In Pakistan, remittances are projected to grow by eight per cent in 2023, while in India, it is expected to grow by 5pc in 2023 and Bangladesh by 2pc, and for Afghanistan, remittance flows will remain flat, according to the World Bank’s latest report, Migration and Development Brief, released on Thursday.
Remittance flows to Pakistan increased at 20pc in 2021 to $31 billion, while in Bangladesh these grew by only 2.2pc to $22bn. Growth in remittances was powered mainly by government incentives, support from migrants to their families back home, and inflows intended for Afghan refugees in Pakistan.
High-frequency monthly data has marked a consistent downward trend since September 2021. Formally recorded remittances to Pakistan are likely to grow at 8 per cent to $34 billion in 2022. In Bangladesh, except for a 24pc spike in March 2022 to mark the start of Ramazan, monthly remittance growth has been decreasing over the past eight months. Remittances are anticipated to gain 2pc in 2022.
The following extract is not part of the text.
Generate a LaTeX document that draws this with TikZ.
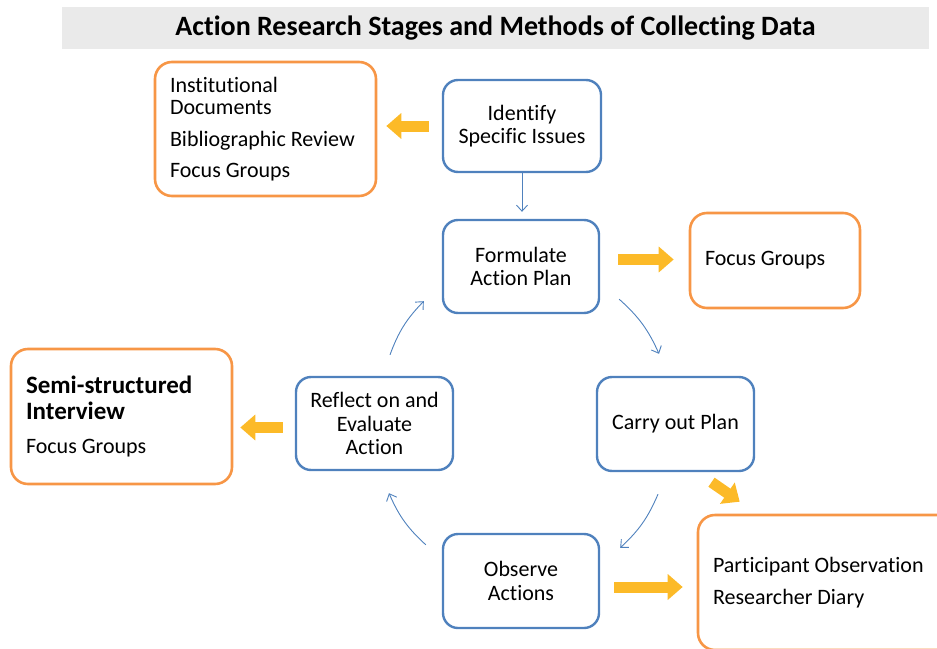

Remittances to South Asia grew 6.9pc to $157bn in 2021. Though large numbers of South Asian migrants returned to home countries as the pandemic broke out in early 2020, the availability of vaccines and opening of Gulf Cooperation Council economies enabled a gradual return to host countries in 2021, supporting larger remittance flows. Better economic performance in the United States was also a major contributor to the growth in 2021.
In 2022, growth in remittance inflows is expected to slow to 4.4pc. Remittances are the dominant source of foreign exchange for the region, with receipts more than three times the level of FDI in 2021. South Asia has the lowest average remittance cost of any world region at 4.3pc, though this is still higher than the SDG target of 3pc.
The report says South Asia has the lowest remittance costs of all regions in the world, but they are still about 50pc above the SDG target of 3pc.
In the fourth quarter of 2021, the costs of remitting $200 to South Asia were on average 4.3pc. However, the costs of sending money through formally recorded channels did not decline uniformly from all host countries.
South Asia’s outlook for remittances in 2022 suggests a winding down in growth driven as much by domestic as global economic and geopolitical forces. The region is largely shielded presently from the direct impacts of the ongoing Russia-Ukraine war.